Office of the United Nations High Commissioner for Refugees, Handbook on Procedures and Criteria for Determining Refugee Status, 1992

Canadian Council for Refugees, Statelessness - Addressing the Issues, November 1996

1951 Convention Relating to the Status of Refugees

1954 Convention Relating to the Status of Stateless Persons

1969 Vienna Convention on the Law of Treaties

1967 Protocl Relating to the Status of Refugees Hearing date: 15 February 2000
Judgment date: 12 April 2000

Brisbane


Judgment by:
Spender J

This appeal raises the question of whether a stateless person presently unable to return to that person's country of former habitual residence is entitled to the status of refugee, or whether there is an additional requirement that the person have a well-founded fear of being persecuted for reasons of race, religion, nationality, membership of a political social group or political opinion.  That question depends on the proper construction of Article 1A(2) of the Convention relating to the status of refugees done at Geneva on 28 July 1951.

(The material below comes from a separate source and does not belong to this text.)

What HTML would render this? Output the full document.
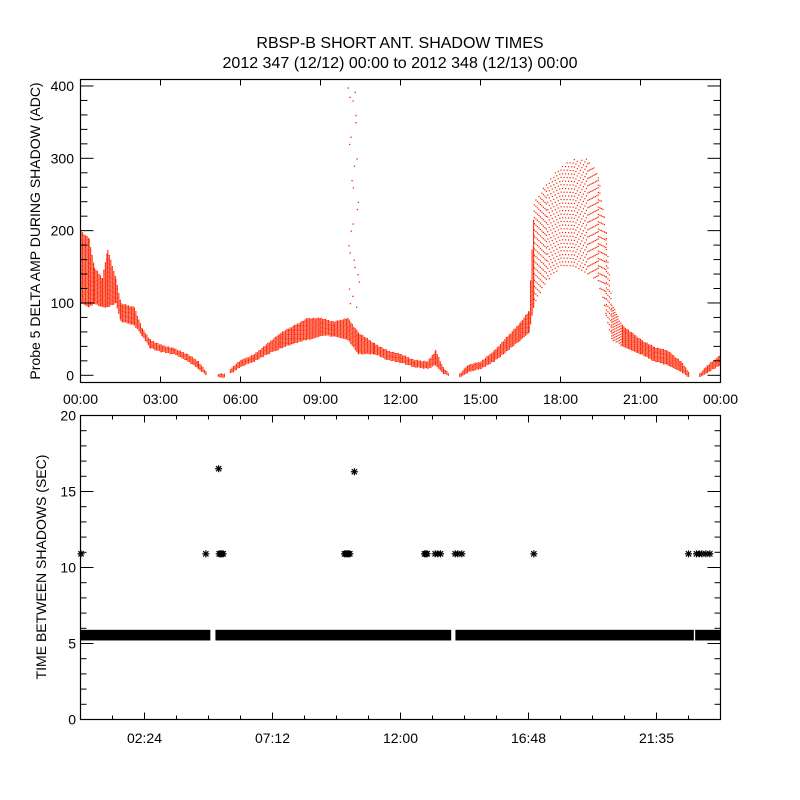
<!DOCTYPE html>
<html><head><meta charset="utf-8"><style>
html,body{margin:0;padding:0;background:#fff}
svg{display:block}
text{font-family:"Liberation Sans",sans-serif;fill:#000}
</style></head><body>
<svg id="c" width="800" height="800" viewBox="0 0 800 800">
<text x="400" y="48" font-size="16" text-anchor="middle">RBSP-B SHORT ANT. SHADOW TIMES</text>
<text x="400" y="68" font-size="16" text-anchor="middle">2012 347 (12/12) 00:00 to 2012 348 (12/13) 00:00</text>
<text transform="translate(40,231) rotate(-90)" font-size="14" text-anchor="middle">Probe 5 DELTA AMP DURING SHADOW (ADC)</text>
<text transform="translate(46,567) rotate(-90)" font-size="14" text-anchor="middle">TIME BETWEEN SHADOWS (SEC)</text>
</svg>
<script>
// ---- top panel data (hours, envelope lo/hi, dot density) ----
const envT  = [0,0.3,0.5,0.8,1.0,1.3,1.5,2.0,2.3,2.6,3.0,3.5,4.0,4.4,4.7,null,5.15,5.4,null,5.6,6.0,6.5,7.0,7.5,8.0,8.5,9.0,9.5,10.0,10.4,11.0,11.5,12.0,12.5,13.0,13.3,13.6,13.8,null,14.2,14.5,15.0,15.5,16.0,16.5,16.8,17.0,17.5,18.0,18.5,19.0,19.4,19.7,19.9,20.3,21.0,21.5,22.0,22.5,22.8,null,23.2,23.5,24.0];
const envLo = [100,95,100,95,95,100,75,70,55,38,33,30,20,10,0,null,-2,-2,null,3,13,20,30,38,45,50,55,55,50,30,30,22,18,12,10,15,3,0,null,-2,5,10,20,35,50,60,100,130,150,150,140,130,80,50,40,30,20,15,5,-2,null,-2,5,15];
const envHi = [200,190,150,135,175,135,100,95,65,50,43,38,30,20,5,null,3,3,null,10,22,30,45,60,70,80,80,75,80,60,45,35,30,22,20,35,10,3,null,3,15,20,35,55,75,90,240,270,290,300,300,280,200,100,70,50,40,35,20,5,null,3,15,30];
const envDen= [1,1,1,1,1,1,1,1,1,1,1,1,1,1,1,null,1,1,null,1,1,1,1,1,1,1,1,1,1,1,1,1,1,1,1,1,1,1,null,1,1,1,1,1,1,1,0.35,0.3,0.3,0.3,0.3,0.3,0.4,0.8,1,1,1,1,1,1,null,1,1,1];
const spikeT = [10.02,10.08,10.3,10.12,10.35,10.16,10.4,10.2,10.05,10.24,10.38,10.06,10.1,10.33,10.19,10.43,10.27,10.09,10.13,10.36,10.21,10.25,10.07,10.31,10.2,10.28];
const spikeV = [398,385,360,330,300,270,240,210,180,160,140,120,100,95,110,130,150,170,200,230,260,290,320,350,380,392];
// ---- bottom panel data ----
const bandSegStart = [0,5.06,14.06,23.05];
const bandSegEnd   = [4.87,13.9,23.0,24];
const bandLo = 5.2, bandHi = 5.9;
const starT = [0.02,4.7,5.2,5.25,5.3,5.35,9.9,9.95,10.0,10.05,10.1,12.9,12.95,13.0,13.3,13.4,13.5,14.05,14.15,14.3,17.0,22.8,23.1,23.2,23.3,23.45,23.6,5.18,10.27];
const starV = [10.9,10.9,10.9,10.9,10.9,10.9,10.9,10.9,10.9,10.9,10.9,10.9,10.9,10.9,10.9,10.9,10.9,10.9,10.9,10.9,10.9,10.9,10.9,10.9,10.9,10.9,10.9,16.5,16.3];
const topYTicks = [0,100,200,300,400];
const topXLabels = ["00:00","03:00","06:00","09:00","12:00","15:00","18:00","21:00","00:00"];
const botYTicks = [0,5,10,15,20];
const botXLabels = ["02:24","07:12","12:00","16:48","21:35"];

const NS="http://www.w3.org/2000/svg", svg=document.getElementById('c');
function mk(t,a,p){const e=document.createElementNS(NS,t);for(const k in a)e.setAttribute(k,a[k]);(p||svg).appendChild(e);return e;}
const L=80.5,R=720.5;
const xs=h=>L+(R-L)*h/24;
const T1=79.5,B1=382.5, y1=v=>375.3-v*0.7233;
const T2=415.5,B2=719.5, y2=v=>B2-(B2-T2)*v/20;

// top dots
const gTop=mk('g',{fill:'#ff2200'});


let col=0;
for(let i=0;i<envT.length-1;i++){
  if(envT[i]===null||envT[i+1]===null)continue;
  const x0=xs(envT[i]),x1=xs(envT[i+1]);
  for(let x=x0;x<x1;x+=1.5){
    col++;
    const f=(x-x0)/(x1-x0);
    const lo=envLo[i]+(envLo[i+1]-envLo[i])*f, hi=envHi[i]+(envHi[i+1]-envHi[i])*f;
    const d=envDen[i], ya=y1(hi), yb=y1(lo);
    const step=d>=1?1.3:(2.2/d);
    const off=((col*0.618034)%1)*step;
    for(let y=ya+off;y<=yb;y+=step){
      const r=mk('rect',{x:x.toFixed(1),y:y.toFixed(1),width:1.2,height:1.2},gTop);
      
      
    }
  }
}
for(let i=0;i<spikeT.length;i++){
  const r=mk('rect',{x:xs(spikeT[i]).toFixed(1),y:y1(spikeV[i]).toFixed(1),width:1.3,height:1.3},gTop);
  
  
}

// axes frames
function frame(T,B,name){const r=mk('rect',{x:L,y:T,width:R-L,height:B-T,fill:'none',stroke:'#000','stroke-width':1.2});
}
frame(T1,B1,'top-plot-frame');frame(T2,B2,'bottom-plot-frame');
const tk=mk('g',{stroke:'#000','stroke-width':1});
for(let v=0;v<=400;v+=20){const len=v%100===0?13:7;const y=y1(v);
  mk('line',{x1:L,y1:y,x2:L+len,y2:y},tk);mk('line',{x1:R,y1:y,x2:R-len,y2:y},tk);}
topYTicks.forEach(v=>{const t=mk('text',{x:74,y:y1(v)+5,'font-size':14,'text-anchor':'end'});t.textContent=v;
  });
topXLabels.forEach((s,i)=>{const x=xs(i*3);
  mk('line',{x1:x,y1:B1,x2:x,y2:B1-6},tk);mk('line',{x1:x,y1:T1,x2:x,y2:T1+6},tk);
  const t=mk('text',{x:x,y:404,'font-size':14,'text-anchor':'middle'});t.textContent=s;
  });
for(let v=0;v<=20;v++){const len=v%5===0?13:6;const y=y2(v);
  mk('line',{x1:L,y1:y,x2:L+len,y2:y},tk);mk('line',{x1:R,y1:y,x2:R-len,y2:y},tk);}
botYTicks.forEach(v=>{const t=mk('text',{x:76,y:y2(v)+5,'font-size':14,'text-anchor':'end'});t.textContent=v;
  });
for(let i=1;i<20;i++){const x=xs(i*1.2);const len=i%4===2?7:4;
  mk('line',{x1:x,y1:B2,x2:x,y2:B2-len},tk);mk('line',{x1:x,y1:T2,x2:x,y2:T2+len},tk);}
botXLabels.forEach((s,i)=>{const x=xs(2.4+i*4.8);
  const t=mk('text',{x:x,y:743,'font-size':14,'text-anchor':'middle'});t.textContent=s;
  });

for(let i=0;i<bandSegStart.length;i++){
  const r=mk('rect',{x:xs(bandSegStart[i]),y:y2(bandHi),width:xs(bandSegEnd[i])-xs(bandSegStart[i]),height:y2(bandLo)-y2(bandHi),fill:'#000'});
  
  
}
for(let i=0;i<starT.length;i++){
  const x=xs(starT[i]),y=y2(starV[i]),s=3.5;
  const g=mk('g',{stroke:'#000','stroke-width':1.2});
  
  
  mk('line',{x1:x-s,y1:y,x2:x+s,y2:y},g);mk('line',{x1:x,y1:y-s,x2:x,y2:y+s},g);
  mk('line',{x1:x-s*0.75,y1:y-s*0.75,x2:x+s*0.75,y2:y+s*0.75},g);mk('line',{x1:x-s*0.75,y1:y+s*0.75,x2:x+s*0.75,y2:y-s*0.75},g);
}
</script>
</body></html>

I have had the benefit of reading the reasons for judgment in draft form of Katz J.  I agree with the orders his Honour proposes.  Since I am disagreeing with the view of the learned primary Judge I want shortly to state my own reasons.

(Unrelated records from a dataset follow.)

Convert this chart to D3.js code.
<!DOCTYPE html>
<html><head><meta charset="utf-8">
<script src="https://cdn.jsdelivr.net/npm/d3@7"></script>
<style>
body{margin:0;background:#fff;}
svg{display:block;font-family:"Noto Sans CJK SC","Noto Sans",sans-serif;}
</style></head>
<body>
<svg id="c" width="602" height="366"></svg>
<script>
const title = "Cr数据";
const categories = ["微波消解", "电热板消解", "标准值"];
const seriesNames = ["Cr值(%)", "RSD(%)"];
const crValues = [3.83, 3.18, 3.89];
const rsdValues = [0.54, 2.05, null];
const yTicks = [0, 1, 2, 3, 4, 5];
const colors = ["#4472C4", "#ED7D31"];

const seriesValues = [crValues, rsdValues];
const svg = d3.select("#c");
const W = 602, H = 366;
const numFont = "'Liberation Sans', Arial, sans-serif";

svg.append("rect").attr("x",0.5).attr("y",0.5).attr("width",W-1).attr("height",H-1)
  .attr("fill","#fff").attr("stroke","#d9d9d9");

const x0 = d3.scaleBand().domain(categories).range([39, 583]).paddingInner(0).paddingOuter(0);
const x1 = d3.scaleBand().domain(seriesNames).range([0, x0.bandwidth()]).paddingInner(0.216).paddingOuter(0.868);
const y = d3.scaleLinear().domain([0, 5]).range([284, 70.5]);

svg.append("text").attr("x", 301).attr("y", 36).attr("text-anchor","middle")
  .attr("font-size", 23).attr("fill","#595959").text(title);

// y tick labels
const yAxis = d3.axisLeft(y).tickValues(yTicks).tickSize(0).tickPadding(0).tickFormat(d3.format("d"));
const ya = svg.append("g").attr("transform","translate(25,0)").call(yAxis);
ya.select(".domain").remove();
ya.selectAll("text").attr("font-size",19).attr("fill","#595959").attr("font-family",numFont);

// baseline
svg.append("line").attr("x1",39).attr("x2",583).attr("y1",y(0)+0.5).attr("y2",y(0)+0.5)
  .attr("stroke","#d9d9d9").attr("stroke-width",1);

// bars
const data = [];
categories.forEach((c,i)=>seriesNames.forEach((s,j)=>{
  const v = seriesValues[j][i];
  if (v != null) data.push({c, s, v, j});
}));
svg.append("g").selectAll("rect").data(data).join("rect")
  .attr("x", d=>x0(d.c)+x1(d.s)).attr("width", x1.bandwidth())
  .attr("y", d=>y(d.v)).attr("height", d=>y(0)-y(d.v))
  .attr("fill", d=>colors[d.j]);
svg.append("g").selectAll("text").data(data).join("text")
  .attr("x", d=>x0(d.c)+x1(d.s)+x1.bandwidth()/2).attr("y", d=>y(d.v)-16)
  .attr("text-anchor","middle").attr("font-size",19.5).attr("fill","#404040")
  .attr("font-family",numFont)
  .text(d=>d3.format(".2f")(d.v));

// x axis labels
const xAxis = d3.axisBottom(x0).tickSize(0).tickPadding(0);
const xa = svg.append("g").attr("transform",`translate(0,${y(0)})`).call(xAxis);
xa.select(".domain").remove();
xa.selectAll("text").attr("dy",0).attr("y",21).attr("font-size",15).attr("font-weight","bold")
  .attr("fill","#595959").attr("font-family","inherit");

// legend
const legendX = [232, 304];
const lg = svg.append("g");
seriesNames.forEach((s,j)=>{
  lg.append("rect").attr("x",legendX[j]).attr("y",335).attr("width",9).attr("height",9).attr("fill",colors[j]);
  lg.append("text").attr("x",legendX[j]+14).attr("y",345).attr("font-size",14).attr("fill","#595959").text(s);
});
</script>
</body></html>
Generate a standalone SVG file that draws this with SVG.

Article 1A(2) of the Convention is not happily expressed, as the cases referred to by Katz J make plain.  The treaty was the result of compromise and diplomatic tradeoffs, and it is not surprising that the treaty as finally formulated lacks the precision of, say, domestic legislation.  If a camel is a horse designed by a committee, it is unremarkable, given the development of the treaty, that there should be serious problems of interpretation as to its intended operation.

Simon Brown LJ in Adan v Secretary of State for the Home Department [1997] 1 WLR 1107 said at 1117:

"So far as the stateless are concerned,...the latter part of article 1A(2)...construed literally, requires of those presently unable to return home nothing more...."

The view of the learned primary Judge in the present case is in accordance with that literal construction.

Clearly, Article 1 concerns two categories of persons: those outside that person's country of nationality, and those who did not have a nationality and are outside the country of former habitual residence.

If inability to return is sufficient for a stateless person (i.e. a fear of persecution is not necessary) the words "such fear" are inappropriately included after the semicolon.  The presence of that phrase indicates to me that the fear of being persecuted for a Convention reason is the talisman of the definition, and applies to both categories of persons to whom the definition is directed.  This accords with the definition of "refugee" proposed in the draft Refugee Convention annexed to the report of the first Ad Hoc Committee on statelessness and Related Problems, dated 17 February 1950 which is set out in the reasons for judgment of Drummond J.

I respectfully agree with the reasoning of Cooper J in Rishmawi v Minister for Immigration and Multicultural Affairs (1997) 77 FCR 421 , and in particular with his conclusion that Article 1A(2) is not be construed literally but in accordance with the object and purpose of the Convention as disclosed by the preparatory work for the 1951 version of it and with the context in which Article 1A(2) appears.  The conclusion is that Article 1A(2) is to be construed as including the requirement that a stateless person, being outside the country of his former habitual residence, have a well-founded fear of being persecuted for a Convention reason.

As earlier indicated, I agree with the orders proposed by Katz J.